(September 14, 2018)... Yesterday, for the first time in nine years members of the House and Senate met in a formal conference committee hearing to negotiate the final version of Fiscal Year 2019 spending bills for numerous departments, including Interior. Importantly, this spending bill funds, among many other agencies, the Bureau of Land Management's (BLM) Wild Horse and Burro Program, which oversees wild horses on public lands in the west.
The outcome of these negotiations was somewhat different than anticipated. The spending bill (called a “minibus”) finalized by the conference committee funds the Departments of Defense, Labor and Health and Human Services. The Committee agreed on Continuing Resolutions (CRs) to fund ten other federal agencies – including the Interior Department. The CRs carry forward Fiscal Year 2018 spending levels for those ten agencies. The CR will expire on December 7, so horses and burros should be protected until then, although there is a slight chance that Congress could reach agreement on the 2019 Interior spending bill and try to pass it sometime before Congress leaves in October until after the elections.
This is good news for wild horses and burros, as it means that current law protecting these animals from mass slaughter, killing and sterilization remains in place through Dec. 7. Interestingly, this substantially increases the possibility of a year-long CR for the last 10 agencies --meaning the status quo would remain in place for FY19. (Chances of bipartisan cooperation are reduced in the lame duck session between the elections and the seating of the new Congress in January 2019.)
The upshot is: our wild horses and burros remain protected from slaughter and sterilization for now… thanks to all who wrote in and thanks to the legislators in the Senate and the House who are standing strong for humane and effective management policies for our nation’s wild horse and burro herds.

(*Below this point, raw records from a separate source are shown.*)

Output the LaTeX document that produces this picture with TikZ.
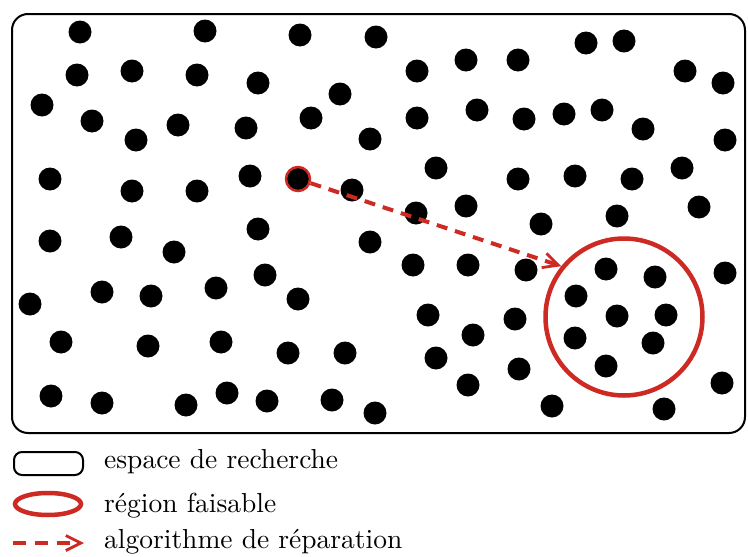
\documentclass[tikz,border=0pt]{standalone}
\usetikzlibrary{arrows.meta}
\definecolor{feasred}{RGB}{204,42,34}
\newcommand{\legendlabel}[1]{\scalebox{2.75}{#1}}
\tikzset{
  solution/.style={fill=black},
  repair/.style={feasred, line width=4pt, dash pattern=on 11pt off 8pt,
    -{Straight Barb[length=15pt,width=15pt,line width=2.8pt]}},
  legendtext/.style={anchor=base west, inner sep=0pt}
}
\begin{document}
\begin{tikzpicture}[x=1pt,y=-1pt]
  \useasboundingbox (0,0) rectangle (748,557);

  % Search space
  \draw[line width=2pt, rounded corners=16pt] (12,14) rectangle (745,433);

  % Solutions
  \foreach \x/\y in {80/32, 205/31, 300/35, 376/37, 586/43, 624/41,
      77/75, 132/71, 197/75, 258/83, 417/71, 466/60, 518/60, 685/71, 723/83,
      340/94, 42/105, 92/121, 136/140, 178/125, 246/128, 311/118, 370/139,
      417/118, 477/110, 524/119, 564/114, 602/110, 643/129, 725/140,
      50/179, 132/191, 197/191, 250/176, 352/190, 436/168, 518/179,
      575/176, 632/179, 682/168,
      416/213, 466/206, 541/224, 617/216, 699/207,
      50/241, 121/237, 174/252, 258/229, 370/242,
      413/265, 468/265, 526/270, 725/273,
      30/304, 102/292, 151/296, 216/288, 265/275, 298/299,
      428/315, 473/335, 515/319,
      61/342, 148/346, 221/342, 288/353, 345/353,
      436/358, 519/369, 468/385, 722/383,
      51/396, 102/403, 186/405, 227/393, 267/401, 332/400, 375/413,
      552/406, 664/409,
      606/269, 655/277, 576/296, 617/316, 666/315, 575/338, 653/343, 606/366}
    \fill[solution] (\x,\y) circle (11.5pt);

  % Infeasible solution
  \node[circle, fill=black, draw=feasred, line width=2.5pt, inner sep=0pt,
    minimum size=24pt] (start) at (298,179) {};

  % Feasible region
  \node[circle, draw=feasred, line width=4.5pt, inner sep=0pt,
    minimum size=157pt] (region) at (624,317) {};

  % Repair
  \draw[repair] (start) -- (region.141.6);

  % Legend
  \draw[line width=2pt, rounded corners=8pt] (14,452) rectangle (83,475);
  \node[legendtext] (legsearch) at (104,468) {\legendlabel{espace de recherche}};
  \draw[feasred, line width=4.5pt] (48,504) ellipse (33pt and 11pt);
  \node[legendtext] (legregion) at (104,512) {\legendlabel{région faisable}};
  \coordinate (legfrom) at (13,543);
  \coordinate (legto) at (84,543);
  \draw[repair, dash pattern=on 13pt off 9pt] (legfrom) -- (legto);
  \node[legendtext] (legrepair) at (104,548) {\legendlabel{algorithme de réparation}};
\end{tikzpicture}
\end{document}
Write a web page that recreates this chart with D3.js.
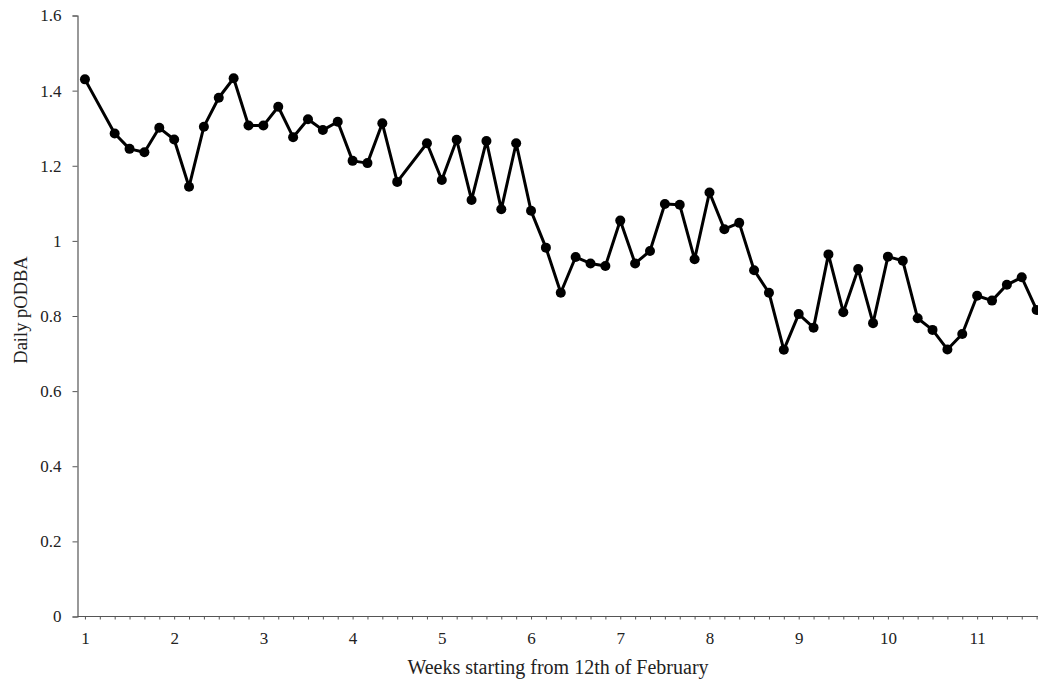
<!DOCTYPE html>
<html>
<head>
<meta charset="utf-8">
<script src="https://cdn.jsdelivr.net/npm/d3@7"></script>
<style>
  html, body { margin: 0; padding: 0; background: #fff; }
  svg { display: block; }
  text { font-family: "Liberation Serif", "Times New Roman", serif; fill: #222; }
</style>
</head>
<body>
<svg id="chart" width="1038" height="680"></svg>
<script>
// Day index (0 = start of week 1); days 1 and 22 have no value
const days = [0, 2, 3, 4, 5, 6, 7, 8, 9, 10, 11, 12, 13, 14, 15, 16, 17, 18, 19, 20, 21,
  23, 24, 25, 26, 27, 28, 29, 30, 31, 32, 33, 34, 35, 36, 37, 38, 39, 40, 41, 42, 43,
  44, 45, 46, 47, 48, 49, 50, 51, 52, 53, 54, 55, 56, 57, 58, 59, 60, 61, 62, 63, 64];
const podba = [1.430, 1.286, 1.245, 1.236, 1.301, 1.270, 1.144, 1.304, 1.381, 1.433,
  1.307, 1.307, 1.357, 1.276, 1.324, 1.295, 1.317, 1.213, 1.207, 1.313, 1.157,
  1.260, 1.162, 1.269, 1.109, 1.266, 1.084, 1.260, 1.080, 0.982, 0.862, 0.957,
  0.940, 0.933, 1.054, 0.940, 0.973, 1.098, 1.096, 0.951, 1.129, 1.031, 1.048,
  0.922, 0.862, 0.710, 0.805, 0.769, 0.964, 0.810, 0.925, 0.781, 0.958, 0.947,
  0.794, 0.763, 0.711, 0.752, 0.854, 0.841, 0.883, 0.903, 0.816];
const weekLabels = ["1", "2", "3", "4", "5", "6", "7", "8", "9", "10", "11"];
const daysPerLabel = 6;
const yTicks = [0, 0.2, 0.4, 0.6, 0.8, 1, 1.2, 1.4, 1.6];

const svg = d3.select("#chart");
const mLeft = 77.5, mBottom = 616.5, mTop = 15.5;
const step = 14.87;

const x = d3.scaleLinear().domain([-0.5, 64.08]).range([mLeft, mLeft + 64.58 * step]);
const y = d3.scaleLinear().domain([0, 1.6]).range([mBottom, mTop]);

// Y axis
const yAxis = svg.append("g").attr("transform", `translate(${mLeft},0)`)
  .call(d3.axisLeft(y).tickValues(yTicks).tickSize(5).tickPadding(11)
    .tickFormat(d => String(+d.toFixed(1))));
yAxis.select(".domain").attr("stroke", "#555").attr("stroke-width", 1.2);
yAxis.selectAll(".tick line").attr("stroke", "#555");
yAxis.selectAll(".tick text").style("font-size", "17px").attr("fill", "#222")
  .style("font-family", "'Liberation Serif', serif");

// X axis: tick on every day, labels every week
const allDays = d3.range(0, 65);
const xAxis = svg.append("g").attr("transform", `translate(0,${mBottom})`)
  .call(d3.axisBottom(x).tickValues(allDays).tickSize(3).tickPadding(12)
    .tickFormat(d => (d % daysPerLabel === 0 && weekLabels[d / daysPerLabel]) ? weekLabels[d / daysPerLabel] : ""));
xAxis.select(".domain").attr("stroke", "#555").attr("stroke-width", 1.2).attr("d", `M${mLeft},0H1038`);
xAxis.selectAll(".tick line").attr("stroke", "#555");
xAxis.selectAll(".tick text").style("font-size", "17px").attr("fill", "#222")
  .style("font-family", "'Liberation Serif', serif");

// Line
const pts = days.map((d, i) => [d, podba[i]]);
svg.append("path").datum(pts)
  .attr("fill", "none").attr("stroke", "#000").attr("stroke-width", 3)
  .attr("stroke-linejoin", "round")
  .attr("d", d3.line().x(d => x(d[0])).y(d => y(d[1])));

svg.append("g").selectAll("circle").data(pts).join("circle")
  .attr("cx", d => x(d[0])).attr("cy", d => y(d[1])).attr("r", 5).attr("fill", "#000");

// Axis titles
svg.append("text").attr("x", 558).attr("y", 674).attr("text-anchor", "middle")
  .style("font-size", "20px").text("Weeks starting from 12th of February");
svg.append("text").attr("transform", "translate(27,310) rotate(-90)").attr("text-anchor", "middle")
  .style("font-size", "18.5px").text("Daily pODBA");
</script>
</body>
</html>
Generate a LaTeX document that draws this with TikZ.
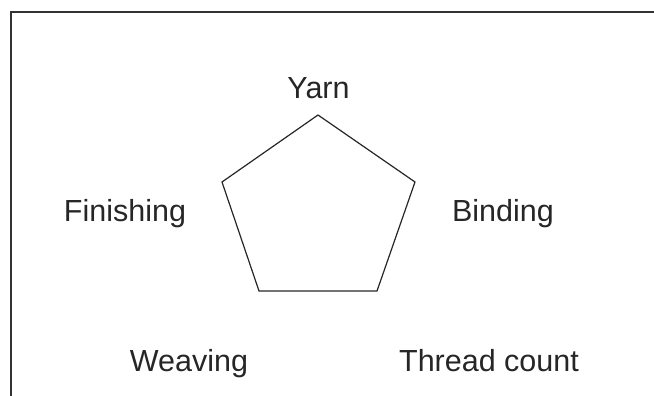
\documentclass[tikz,border=0pt]{standalone}
\usepackage{fontspec}
\setmainfont{Liberation Sans}
\usepackage{tikz}
\usetikzlibrary{
	calc,
	positioning
}

\tikzset{
	label text/.style={anchor=base, inner sep=0pt, text=black!85,
		font=\fontsize{30.5}{36}\selectfont},
	frame line/.style={line width=1.3pt, black!80},
	pent line/.style={line width=1.2pt, black!85, line join=miter}
}

\begin{document}
\begin{tikzpicture}[x=1pt, y=1pt]
		\useasboundingbox (0,0) rectangle (654,396);
		% frame (cut off at right and bottom)
		\draw[frame line] (11,0) -- (11,384) -- (654,384);
		% pentagon corners
		\coordinate (top) at (318,281);
		\coordinate (ur) at (415,214);
		\coordinate (lr) at (377,105);
		\coordinate (ll) at (259,105);
		\coordinate (ul) at (222,214);
		\draw[pent line] (top) -- (ur) -- (lr) -- (ll) -- (ul) -- cycle;
		% labels
		\node[label text] (yarn) at (318.5,297) {Yarn};
		\node[label text] (binding) at (503,174) {Binding};
		\node[label text] (finishing) at (125,174) {Finishing};
		\node[label text] (weaving) at (189,24) {Weaving};
		\node[label text] (threadcount) at (489,24) {Thread count};
	\end{tikzpicture}
\end{document}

A conference committee is a bipartisan and bicameral meeting where key Senators and Congressmen hash out differences in legislation before it can be passed by each chamber and signed into law. This is of the utmost importance to future of wild horses and burros because the House and Senate version of the bill differ significantly in how they direct BLM to manage herds on the range. In short, the House bill is a disaster and represents an existential threat to wild horses. The House legislation includes an amendment by Rep. Chris Stewart (R-UT) that spends $15 million and authorizes BLM to manage herds as "non-reproducing or single sex" using sterilization to accomplish this horrendous outcome.
Additionally, the House version has report language that requires BLM, "immediately begin designing the regulatory framework and technical protocols for an active sterilization program." The report requires this Federal Rule without even the fig leaf of determining whether the program would be effective or even legal. Spoiler: the program is doomed to be cruel, ineffective, and massively expensive. The Senate bill contains none of these awful provisions.
We are counting on the Senate, Appropriations Chairmen Richard Shelby and Interior Appropriations Subcommittee Chairwoman Lisa Murkowski and Ranking Appropriations Member Patrick Leahy and Interior Subcommittee ranking member Tom Udall to hold the line and insist that the Senate version prevail. With a Continuing Resolution funding the BLM possibly through December 7, we may have to revisit this effort after the elections.